日本の加盟店審査のように『入口の参入規制』を厳しくするのではなく、『リアルタイムの途上審査』で不正利用者を排除する仕組みを取っているが、日本のカード会社や銀行は『不正利用リスク・消費者被害とその補償』を心配して、リアルタイム審査のシステムを導入できている企業は一つもないという。

ユーザー(事業主)の不正行為を抑止するリスク管理は、スクエアのビジネスが持続的に発展できるか否かの肝であるため、『届け出た店舗所在地と異なる場所での決済』『業種・商品に照らし合わせた場合の不当に高い金額の決済』は即座に取引停止の制裁措置が取られるという。

それまでカード会社が適当な言い値で決めていた暴利の手数料を、J.ドーシーは“3.25%”まで引き下げたことで、他の決済端末を提供するカード会社と契約していた顧客を奪い取るだけの競争力を担保した。その後、他の決済端末でも手数料は3.24%以下まで引き下げて追随する動きが起こったが、スクエアは『個人あるいは小規模のビジネス』を強力にエンパワーメントするイノベーションとして注目を集めている。

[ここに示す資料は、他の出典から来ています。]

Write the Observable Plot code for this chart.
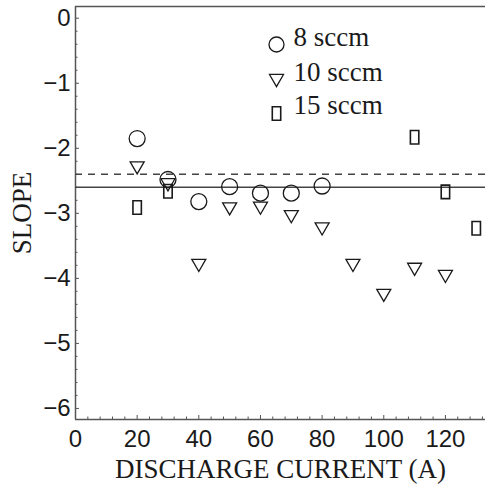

例えば、街の個人経営の散髪屋や飲食店、ケーキ屋、花屋、ブティックなどでは、大抵の人はカードは使えないと初めから思うし少額だからカードを出すのを悪いと感じたりするが、それらの個人事業主の多くは『常連の顧客』を捕まえて地元で長年商売していることが多く、『カード決済の信用』そのものがないわけではない。

カードを使えるのであれば使いたい、カードのポイントを貯めたいという顧客は間違いなくいるわけで、お店の前に『クレジットカードが利用可能』という表記を出すだけで売上が伸びることも少なくないという。またスクエアは『入金日』がカード決済日の翌日であるため、現金決済と比較しても資金繰り悪化(入金遅れ)のリスクがほとんどない利点もある。

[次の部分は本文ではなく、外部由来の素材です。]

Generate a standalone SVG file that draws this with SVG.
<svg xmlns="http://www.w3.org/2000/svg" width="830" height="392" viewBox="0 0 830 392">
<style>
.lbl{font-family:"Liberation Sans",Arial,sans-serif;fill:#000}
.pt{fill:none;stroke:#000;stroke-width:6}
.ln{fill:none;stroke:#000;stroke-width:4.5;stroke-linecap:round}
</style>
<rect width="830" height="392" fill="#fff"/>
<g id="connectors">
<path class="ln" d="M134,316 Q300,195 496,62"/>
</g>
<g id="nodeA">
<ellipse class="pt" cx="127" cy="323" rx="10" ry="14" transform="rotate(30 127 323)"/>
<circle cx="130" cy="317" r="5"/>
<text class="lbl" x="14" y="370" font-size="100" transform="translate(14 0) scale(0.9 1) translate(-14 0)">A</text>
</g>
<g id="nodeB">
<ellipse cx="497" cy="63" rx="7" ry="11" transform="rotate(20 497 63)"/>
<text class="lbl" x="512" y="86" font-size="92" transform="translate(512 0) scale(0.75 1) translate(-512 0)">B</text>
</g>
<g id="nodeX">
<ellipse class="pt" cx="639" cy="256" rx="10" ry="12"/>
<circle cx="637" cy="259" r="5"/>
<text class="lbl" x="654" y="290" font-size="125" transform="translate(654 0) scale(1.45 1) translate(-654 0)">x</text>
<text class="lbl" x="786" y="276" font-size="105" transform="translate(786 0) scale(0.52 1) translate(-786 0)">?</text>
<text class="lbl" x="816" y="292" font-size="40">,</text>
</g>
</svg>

スマホやタブレットをカード決済端末にすることについて信用がないと感じる向きもあるが、『決済金額』が大きく表示されたスマホ(タブレット)の画面を顧客と一緒に見ながら操作して、画面上に顧客が指でサインをしてから決済が完了するため(領収書のメール送付やプリントアウトの機能もあるため)、見方によっては決済プロセスがブラックボックスな従来の端末(端末が見えにくい場所で操作するケースもある)より視覚的な信用感は高くなるともいう。

日本の個人消費は約280兆円、そのうちクレジットカード決済によるものは約34兆円に過ぎないが、今後もインターネット通販や通信費の決済、カード決済可能な店舗増加によってその取扱い高は段階的に増えていくと見られることから、スクエアに限らずカード決済と関係するサービスの『日本での成長可能性』は低くはない。

日本ではカード決済の後払い(通帳からの引き落とし)が借金みたいで嫌だという感覚、カード決済のセキュリティが信用できないとか使い過ぎてしまうのではないかいう疑念から、欧米社会と比較するとカード決済比率は半分以下にとどまるが、単純に考えれば水道光熱費や通信費をカード決済するだけでも、年間に数千円はポイントでキャッシュバックを受けられる利点もある。

利子のつく分割払い・リボ払いとかは確かにお勧めできないが、日本では『売り手』も『買い手』も今よりかはカードを使用する比率が高まる時代が来るのは必然の流れで、借金感覚が嫌だという人もVISAデビットカード(審査もない)のような『預金額の範囲内のリアルタイム決済(メール通知つきのその場での引き落とし)』が電子マネーと同じ意味合いで受け容れられる可能性はある。

日本のカード会社がモバイル決算の分野で遅れを取ってしまったこと(大手以外の事業者を軽視してきたツケ)は、アメリカ資本の企業であるスクエアに小規模事業者の売上の3%強を持っていかれるリスクとなって現れてきてしまった。日本ではローソンが率先してスクエア端末を店頭販売するというが。